Pygmies in the vastness, MM and WW entered the Forbidden City. The Courtyard of Supreme Harmony, the River of Golden Water. Chi’en Lung had a European-built clock with a robot periwigged Englishman who still paints delicious Chinese ideographs. This, like every other revelation, looked astonishing. The two ‘China’ programmes did everything except deliver the promised clarification of the present in terms of the past. It was pointed out that Mao thinks Confucian thoughts rather than Buddhist, but that was all we were told. The Empress Wu had a peer for savagery in Chiang Kai-shek, but Mao’s record leaves both of them looking like Quakers. We were led to assume that the hive-mind of revolutionary China is a natural phenomenon rather than a willed creation. Perhaps that was the price of getting the cameras in. Justified? In view of the fabulous art-works, which are eternal, I’d say yes.

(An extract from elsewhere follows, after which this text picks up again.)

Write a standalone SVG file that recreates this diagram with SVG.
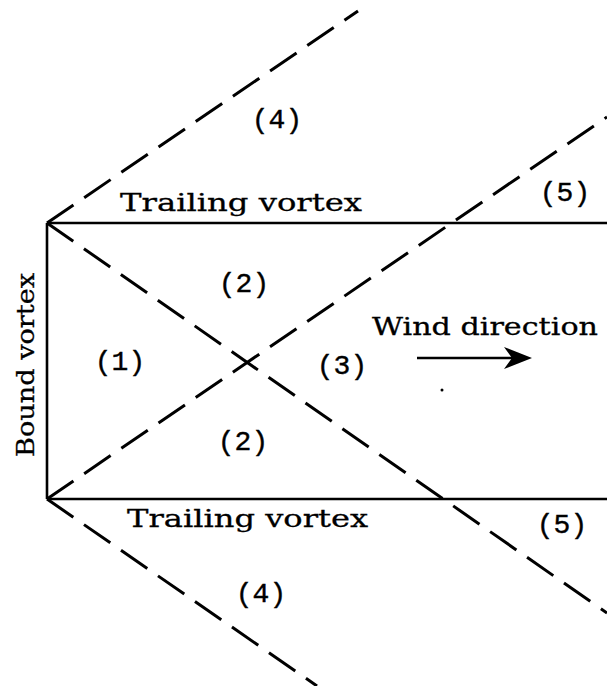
<svg xmlns="http://www.w3.org/2000/svg" width="607" height="686" viewBox="0 0 607 686">
  <style>
    .solid { stroke: #000; stroke-width: 2.6; fill: none; }
    .dash { stroke: #000; stroke-width: 3; fill: none; stroke-dasharray: 32 13; }
    .lbl { font-family: "DejaVu Serif", "Liberation Serif", serif; font-size: 25px; fill: #000; stroke: #000; stroke-width: 0.3; }
    .num { font-family: "Liberation Mono", "Courier New", monospace; font-size: 28px; fill: #000; stroke: #000; stroke-width: 0.4; text-anchor: middle; }
  </style>
  <rect width="607" height="686" fill="#fff"/>
  <g id="connectors">
    <line class="solid" x1="47" y1="223" x2="47" y2="499"/>
    <line class="solid" x1="47" y1="223" x2="607" y2="223"/>
    <line class="solid" x1="47" y1="499" x2="607" y2="499"/>
    <line class="dash" x1="47" y1="223" x2="358" y2="11"/>
    <line class="dash" x1="47" y1="223" x2="607" y2="613"/>
    <line class="dash" x1="47" y1="499" x2="607" y2="117"/>
    <line class="dash" x1="47" y1="499" x2="317" y2="686"/>
    <line class="solid" x1="417" y1="358" x2="515" y2="358"/>
    <path d="M532,358 L504,347 L512,358 L504,369 Z" fill="#000"/>
  </g>
  <g id="bound-vortex">
    <text class="lbl" x="34" y="365" text-anchor="middle" transform="rotate(-90 34 365)" textLength="184" lengthAdjust="spacingAndGlyphs">Bound vortex</text>
  </g>
  <g id="trailing-top">
    <text class="lbl" x="120" y="211" textLength="242" lengthAdjust="spacingAndGlyphs">Trailing vortex</text>
  </g>
  <g id="trailing-bottom">
    <text class="lbl" x="127" y="527" textLength="241" lengthAdjust="spacingAndGlyphs">Trailing vortex</text>
  </g>
  <g id="wind-direction">
    <text class="lbl" x="372" y="335" textLength="226" lengthAdjust="spacingAndGlyphs">Wind direction</text>
  </g>
  <g id="region-4-top"><text class="num" x="277" y="128">(4)</text></g>
  <g id="region-5-top"><text class="num" x="565" y="201">(5)</text></g>
  <g id="region-2-top"><text class="num" x="244" y="292">(2)</text></g>
  <g id="region-1"><text class="num" x="120" y="370">(1)</text></g>
  <g id="region-3"><text class="num" x="342" y="374">(3)</text></g>
  <g id="region-2-bottom"><text class="num" x="243" y="450">(2)</text></g>
  <g id="region-5-bottom"><text class="num" x="562" y="533">(5)</text></g>
  <g id="region-4-bottom"><text class="num" x="261" y="602">(4)</text></g>
  <circle cx="442" cy="390" r="1.5" fill="#000"/>
</svg>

The Brontës of Haworth (Yorkshire) has made a promising start. Christopher Fry has done the script, humbly reinforcing his own articulate prose with lines taken direct from the archives. I see from Winifred Gérin’s book on Emily, for example, that Charlotte’s speech about Emily’s unhappiness at the school has been adapted from Charlotte’s own memoir of her sister, written years after the event. The whole project has the distinction of careful thought and is better than merely opportunistic research. Not only does the wind faithfully blow through Haworth, but the visual techniques dextrously befit the mood: all the colours are squeezed far down, yielding flesh-tones like wax and Gothic ivory, greys like steel, greens like cabbage, air like sepia. The girls are finely cast for their acting, with Emily (Rosemary McHale) subtly telegraphing her doom. Michael Kitchen as Branwell is a cup on a table’s edge: one of the few among our young actors who can keep pace with the actresses, he will make Branwell’s early demise doubly regrettable. A prey to the episodic stumbling of its unplotted realism, this series nevertheless looks to be a superior job all round. Jane Eyre (BBC2), with Sorcha Cusack, is just the usual identi-kit classic serial.